[Charts and diagrams as code]
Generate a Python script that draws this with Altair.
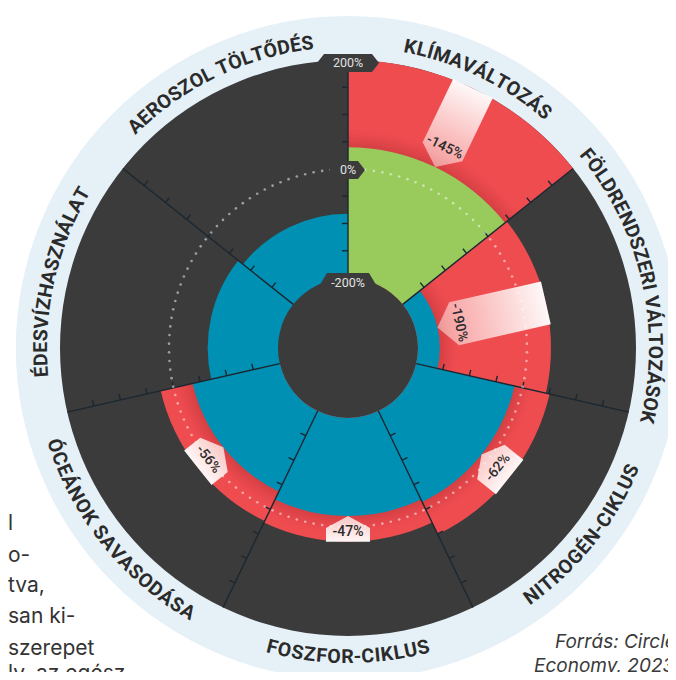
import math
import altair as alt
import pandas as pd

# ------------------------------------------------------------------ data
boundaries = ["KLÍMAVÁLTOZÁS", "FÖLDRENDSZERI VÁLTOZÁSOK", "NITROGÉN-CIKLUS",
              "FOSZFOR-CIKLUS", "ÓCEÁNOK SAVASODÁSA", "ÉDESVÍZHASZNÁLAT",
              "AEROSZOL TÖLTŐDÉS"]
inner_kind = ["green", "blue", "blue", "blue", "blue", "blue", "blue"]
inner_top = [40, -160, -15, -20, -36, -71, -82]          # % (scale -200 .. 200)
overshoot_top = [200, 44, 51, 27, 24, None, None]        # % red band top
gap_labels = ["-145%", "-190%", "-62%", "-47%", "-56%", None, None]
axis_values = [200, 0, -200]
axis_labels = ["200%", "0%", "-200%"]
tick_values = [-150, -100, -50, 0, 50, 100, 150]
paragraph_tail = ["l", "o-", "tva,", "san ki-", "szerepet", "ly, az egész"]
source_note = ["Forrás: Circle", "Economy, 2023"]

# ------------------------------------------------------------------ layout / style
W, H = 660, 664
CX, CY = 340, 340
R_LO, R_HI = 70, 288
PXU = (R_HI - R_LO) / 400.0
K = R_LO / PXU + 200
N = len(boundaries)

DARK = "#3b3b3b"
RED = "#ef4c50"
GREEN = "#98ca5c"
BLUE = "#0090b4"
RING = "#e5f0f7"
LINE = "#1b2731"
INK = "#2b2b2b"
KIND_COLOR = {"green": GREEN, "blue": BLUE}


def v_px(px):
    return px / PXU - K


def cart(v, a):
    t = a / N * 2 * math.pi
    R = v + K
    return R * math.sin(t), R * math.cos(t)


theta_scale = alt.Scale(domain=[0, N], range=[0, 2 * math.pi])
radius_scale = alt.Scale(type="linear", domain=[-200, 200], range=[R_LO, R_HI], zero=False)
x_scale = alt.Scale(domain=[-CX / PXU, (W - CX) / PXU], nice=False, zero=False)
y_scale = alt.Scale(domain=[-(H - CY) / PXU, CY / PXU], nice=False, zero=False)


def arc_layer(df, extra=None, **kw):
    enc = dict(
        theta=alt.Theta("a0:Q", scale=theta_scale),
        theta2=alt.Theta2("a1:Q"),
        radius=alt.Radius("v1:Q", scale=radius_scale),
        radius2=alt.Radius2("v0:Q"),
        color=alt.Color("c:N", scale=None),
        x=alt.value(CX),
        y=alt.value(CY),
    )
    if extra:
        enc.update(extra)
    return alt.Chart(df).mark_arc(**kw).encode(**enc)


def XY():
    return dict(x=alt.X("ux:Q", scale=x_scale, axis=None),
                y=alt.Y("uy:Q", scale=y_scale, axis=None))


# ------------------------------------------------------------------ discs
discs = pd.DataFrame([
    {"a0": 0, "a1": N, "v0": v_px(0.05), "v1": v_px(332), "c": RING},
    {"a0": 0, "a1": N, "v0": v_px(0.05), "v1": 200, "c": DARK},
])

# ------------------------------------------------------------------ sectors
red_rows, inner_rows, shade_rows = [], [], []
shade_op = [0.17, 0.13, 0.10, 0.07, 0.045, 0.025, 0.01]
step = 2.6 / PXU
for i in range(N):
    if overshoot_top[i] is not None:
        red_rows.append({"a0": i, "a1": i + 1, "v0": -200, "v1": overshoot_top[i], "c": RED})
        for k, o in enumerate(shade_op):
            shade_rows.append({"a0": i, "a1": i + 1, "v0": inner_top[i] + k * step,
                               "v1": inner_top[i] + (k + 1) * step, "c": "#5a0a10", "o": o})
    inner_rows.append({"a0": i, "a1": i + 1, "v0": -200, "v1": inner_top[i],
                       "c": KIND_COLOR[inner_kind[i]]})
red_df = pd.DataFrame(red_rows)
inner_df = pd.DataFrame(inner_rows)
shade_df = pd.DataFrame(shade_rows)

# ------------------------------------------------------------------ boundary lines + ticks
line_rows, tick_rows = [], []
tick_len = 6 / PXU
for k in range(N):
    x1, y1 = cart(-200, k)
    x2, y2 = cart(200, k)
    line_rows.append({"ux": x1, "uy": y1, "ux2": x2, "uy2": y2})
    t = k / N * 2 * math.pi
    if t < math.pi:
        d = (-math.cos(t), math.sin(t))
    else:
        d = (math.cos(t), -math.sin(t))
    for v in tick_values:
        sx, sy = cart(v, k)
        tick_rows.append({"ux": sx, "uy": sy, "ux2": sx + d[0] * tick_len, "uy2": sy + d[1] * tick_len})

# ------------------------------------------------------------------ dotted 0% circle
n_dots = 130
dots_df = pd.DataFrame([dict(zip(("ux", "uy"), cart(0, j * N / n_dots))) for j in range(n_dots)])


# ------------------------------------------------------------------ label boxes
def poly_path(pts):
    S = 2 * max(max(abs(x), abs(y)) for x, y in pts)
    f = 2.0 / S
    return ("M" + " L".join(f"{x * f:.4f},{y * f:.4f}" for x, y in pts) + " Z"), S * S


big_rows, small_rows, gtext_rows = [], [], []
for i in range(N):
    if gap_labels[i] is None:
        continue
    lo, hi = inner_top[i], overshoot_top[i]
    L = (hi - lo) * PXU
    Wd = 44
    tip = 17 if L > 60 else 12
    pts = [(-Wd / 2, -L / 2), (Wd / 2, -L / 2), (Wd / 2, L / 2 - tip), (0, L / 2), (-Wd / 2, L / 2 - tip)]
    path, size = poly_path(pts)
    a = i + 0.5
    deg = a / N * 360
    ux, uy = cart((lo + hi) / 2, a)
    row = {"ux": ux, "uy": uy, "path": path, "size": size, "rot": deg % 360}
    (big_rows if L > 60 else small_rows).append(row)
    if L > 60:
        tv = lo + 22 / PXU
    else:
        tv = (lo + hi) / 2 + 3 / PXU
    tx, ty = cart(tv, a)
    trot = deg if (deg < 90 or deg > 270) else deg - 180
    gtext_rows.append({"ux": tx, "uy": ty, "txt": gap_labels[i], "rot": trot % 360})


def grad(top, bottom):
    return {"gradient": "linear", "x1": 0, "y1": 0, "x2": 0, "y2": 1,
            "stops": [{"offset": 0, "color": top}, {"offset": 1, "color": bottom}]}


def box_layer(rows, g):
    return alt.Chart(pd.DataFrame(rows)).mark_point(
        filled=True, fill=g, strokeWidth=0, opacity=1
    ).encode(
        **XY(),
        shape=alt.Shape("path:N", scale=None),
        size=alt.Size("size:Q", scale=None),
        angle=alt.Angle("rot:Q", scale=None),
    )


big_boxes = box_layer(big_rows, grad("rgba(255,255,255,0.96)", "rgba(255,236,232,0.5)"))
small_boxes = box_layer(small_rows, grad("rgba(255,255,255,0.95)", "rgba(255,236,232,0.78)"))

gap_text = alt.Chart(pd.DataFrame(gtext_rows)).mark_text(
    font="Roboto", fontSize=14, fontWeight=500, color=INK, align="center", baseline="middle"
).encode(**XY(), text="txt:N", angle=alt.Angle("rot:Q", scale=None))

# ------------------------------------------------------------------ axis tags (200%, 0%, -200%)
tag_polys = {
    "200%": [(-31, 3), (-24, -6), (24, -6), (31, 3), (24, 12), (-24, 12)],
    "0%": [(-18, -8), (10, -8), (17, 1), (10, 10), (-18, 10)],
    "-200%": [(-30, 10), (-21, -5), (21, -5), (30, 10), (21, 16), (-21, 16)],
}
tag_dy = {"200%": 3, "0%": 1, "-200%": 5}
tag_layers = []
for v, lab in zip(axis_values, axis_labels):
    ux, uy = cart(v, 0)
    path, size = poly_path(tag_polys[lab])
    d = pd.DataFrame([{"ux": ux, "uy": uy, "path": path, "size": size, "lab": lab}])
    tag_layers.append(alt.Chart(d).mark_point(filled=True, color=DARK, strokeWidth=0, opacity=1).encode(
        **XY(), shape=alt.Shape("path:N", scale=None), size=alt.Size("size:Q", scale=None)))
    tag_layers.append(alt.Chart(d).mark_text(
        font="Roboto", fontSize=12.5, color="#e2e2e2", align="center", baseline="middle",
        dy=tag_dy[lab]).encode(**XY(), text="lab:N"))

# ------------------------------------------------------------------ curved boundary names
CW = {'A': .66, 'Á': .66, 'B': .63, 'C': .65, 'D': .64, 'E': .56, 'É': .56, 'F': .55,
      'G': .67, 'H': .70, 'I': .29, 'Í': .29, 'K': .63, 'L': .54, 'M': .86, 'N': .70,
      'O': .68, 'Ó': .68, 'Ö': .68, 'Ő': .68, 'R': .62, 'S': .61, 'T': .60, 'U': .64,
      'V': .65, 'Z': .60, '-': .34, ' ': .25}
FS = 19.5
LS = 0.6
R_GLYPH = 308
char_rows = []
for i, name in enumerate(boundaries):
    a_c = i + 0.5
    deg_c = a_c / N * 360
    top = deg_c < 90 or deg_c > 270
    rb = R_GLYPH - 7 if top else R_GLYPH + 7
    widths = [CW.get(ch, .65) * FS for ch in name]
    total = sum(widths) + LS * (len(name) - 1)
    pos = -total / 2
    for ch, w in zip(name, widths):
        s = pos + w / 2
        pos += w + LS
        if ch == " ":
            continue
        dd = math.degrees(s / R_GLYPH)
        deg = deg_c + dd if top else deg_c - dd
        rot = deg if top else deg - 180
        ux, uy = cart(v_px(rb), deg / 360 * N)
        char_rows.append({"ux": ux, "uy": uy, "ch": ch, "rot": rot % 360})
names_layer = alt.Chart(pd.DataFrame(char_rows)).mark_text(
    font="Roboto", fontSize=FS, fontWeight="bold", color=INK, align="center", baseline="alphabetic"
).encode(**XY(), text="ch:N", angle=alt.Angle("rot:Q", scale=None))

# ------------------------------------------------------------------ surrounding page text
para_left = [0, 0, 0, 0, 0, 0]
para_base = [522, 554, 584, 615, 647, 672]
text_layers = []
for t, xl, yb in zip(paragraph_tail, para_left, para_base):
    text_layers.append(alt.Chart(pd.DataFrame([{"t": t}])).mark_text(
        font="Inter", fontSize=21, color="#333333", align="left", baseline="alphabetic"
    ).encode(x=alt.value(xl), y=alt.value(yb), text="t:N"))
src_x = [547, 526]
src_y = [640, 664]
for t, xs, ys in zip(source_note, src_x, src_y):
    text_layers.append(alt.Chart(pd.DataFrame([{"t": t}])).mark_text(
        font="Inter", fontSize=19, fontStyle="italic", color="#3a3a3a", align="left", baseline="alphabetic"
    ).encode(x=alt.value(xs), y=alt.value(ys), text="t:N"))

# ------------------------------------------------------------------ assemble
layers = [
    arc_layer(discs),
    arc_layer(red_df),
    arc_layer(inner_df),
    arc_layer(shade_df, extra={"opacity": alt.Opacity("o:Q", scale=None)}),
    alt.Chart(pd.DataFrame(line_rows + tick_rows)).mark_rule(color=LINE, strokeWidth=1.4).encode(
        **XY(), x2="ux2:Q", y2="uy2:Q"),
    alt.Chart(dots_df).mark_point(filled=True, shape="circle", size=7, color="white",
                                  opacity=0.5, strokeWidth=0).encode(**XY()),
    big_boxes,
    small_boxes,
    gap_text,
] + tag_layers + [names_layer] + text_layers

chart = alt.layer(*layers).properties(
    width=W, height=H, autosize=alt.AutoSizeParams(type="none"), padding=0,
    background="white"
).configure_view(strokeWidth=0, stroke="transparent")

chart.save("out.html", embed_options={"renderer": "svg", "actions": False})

...

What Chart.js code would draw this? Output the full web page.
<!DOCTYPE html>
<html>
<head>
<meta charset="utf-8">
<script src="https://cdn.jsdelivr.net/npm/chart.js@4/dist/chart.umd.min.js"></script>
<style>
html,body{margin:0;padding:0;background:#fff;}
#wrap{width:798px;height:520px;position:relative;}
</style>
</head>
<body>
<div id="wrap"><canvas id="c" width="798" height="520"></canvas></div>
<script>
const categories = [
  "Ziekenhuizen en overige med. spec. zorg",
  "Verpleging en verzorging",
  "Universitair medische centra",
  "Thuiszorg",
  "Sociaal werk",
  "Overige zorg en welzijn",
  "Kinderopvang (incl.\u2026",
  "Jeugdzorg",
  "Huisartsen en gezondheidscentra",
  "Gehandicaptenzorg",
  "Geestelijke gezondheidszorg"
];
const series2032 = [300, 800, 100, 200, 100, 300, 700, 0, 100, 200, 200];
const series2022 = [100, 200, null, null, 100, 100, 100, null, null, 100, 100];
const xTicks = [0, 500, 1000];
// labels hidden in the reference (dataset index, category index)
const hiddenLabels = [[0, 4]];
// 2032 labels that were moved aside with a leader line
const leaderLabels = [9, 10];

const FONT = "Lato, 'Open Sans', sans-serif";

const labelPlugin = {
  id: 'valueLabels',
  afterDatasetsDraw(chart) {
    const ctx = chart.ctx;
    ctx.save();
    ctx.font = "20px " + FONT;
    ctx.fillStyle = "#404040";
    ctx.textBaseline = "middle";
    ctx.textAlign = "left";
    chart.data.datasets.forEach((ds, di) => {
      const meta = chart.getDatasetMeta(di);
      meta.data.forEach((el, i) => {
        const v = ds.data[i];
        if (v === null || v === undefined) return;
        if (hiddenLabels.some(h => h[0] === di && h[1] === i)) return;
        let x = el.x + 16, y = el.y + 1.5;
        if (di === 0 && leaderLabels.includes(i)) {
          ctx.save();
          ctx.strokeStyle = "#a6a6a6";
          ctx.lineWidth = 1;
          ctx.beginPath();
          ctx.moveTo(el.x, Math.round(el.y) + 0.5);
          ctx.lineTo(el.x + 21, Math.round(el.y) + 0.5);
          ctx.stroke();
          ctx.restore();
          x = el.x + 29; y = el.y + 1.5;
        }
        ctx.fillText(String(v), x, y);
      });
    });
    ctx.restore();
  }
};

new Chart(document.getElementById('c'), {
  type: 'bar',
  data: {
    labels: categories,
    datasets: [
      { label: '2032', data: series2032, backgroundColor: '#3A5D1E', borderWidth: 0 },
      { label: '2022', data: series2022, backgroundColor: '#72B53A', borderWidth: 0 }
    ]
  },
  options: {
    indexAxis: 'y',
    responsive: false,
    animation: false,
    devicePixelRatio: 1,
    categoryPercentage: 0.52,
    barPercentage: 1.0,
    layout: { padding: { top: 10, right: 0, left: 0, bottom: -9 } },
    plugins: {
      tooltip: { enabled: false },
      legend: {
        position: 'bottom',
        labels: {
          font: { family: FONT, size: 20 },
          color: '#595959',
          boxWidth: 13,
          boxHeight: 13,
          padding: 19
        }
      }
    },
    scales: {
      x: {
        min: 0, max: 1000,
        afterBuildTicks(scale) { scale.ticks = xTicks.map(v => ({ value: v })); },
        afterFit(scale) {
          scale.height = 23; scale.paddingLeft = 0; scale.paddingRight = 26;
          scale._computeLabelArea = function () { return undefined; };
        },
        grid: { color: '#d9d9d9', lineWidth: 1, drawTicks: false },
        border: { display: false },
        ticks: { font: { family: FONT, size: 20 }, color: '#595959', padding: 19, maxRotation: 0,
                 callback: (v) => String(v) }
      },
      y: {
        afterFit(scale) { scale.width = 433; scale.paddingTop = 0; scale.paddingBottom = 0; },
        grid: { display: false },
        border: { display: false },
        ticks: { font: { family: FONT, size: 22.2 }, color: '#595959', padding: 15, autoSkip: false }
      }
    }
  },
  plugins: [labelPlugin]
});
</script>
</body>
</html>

• **OBJECTIVE**
Nothing but the lines from the one containing "Generate a Python" through the one containing "N = len(boundaries)" should be written out, exactly and with both ends. Pictures are left out.

• **PROBLEM SOLUTION**
Generate a Python script that draws this with Altair.
import math
import altair as alt
import pandas as pd

# ------------------------------------------------------------------ data
boundaries = ["KLÍMAVÁLTOZÁS", "FÖLDRENDSZERI VÁLTOZÁSOK", "NITROGÉN-CIKLUS",
              "FOSZFOR-CIKLUS", "ÓCEÁNOK SAVASODÁSA", "ÉDESVÍZHASZNÁLAT",
              "AEROSZOL TÖLTŐDÉS"]
inner_kind = ["green", "blue", "blue", "blue", "blue", "blue", "blue"]
inner_top = [40, -160, -15, -20, -36, -71, -82]          # % (scale -200 .. 200)
overshoot_top = [200, 44, 51, 27, 24, None, None]        # % red band top
gap_labels = ["-145%", "-190%", "-62%", "-47%", "-56%", None, None]
axis_values = [200, 0, -200]
axis_labels = ["200%", "0%", "-200%"]
tick_values = [-150, -100, -50, 0, 50, 100, 150]
paragraph_tail = ["l", "o-", "tva,", "san ki-", "szerepet", "ly, az egész"]
source_note = ["Forrás: Circle", "Economy, 2023"]

# ------------------------------------------------------------------ layout / style
W, H = 660, 664
CX, CY = 340, 340
R_LO, R_HI = 70, 288
PXU = (R_HI - R_LO) / 400.0
K = R_LO / PXU + 200
N = len(boundaries)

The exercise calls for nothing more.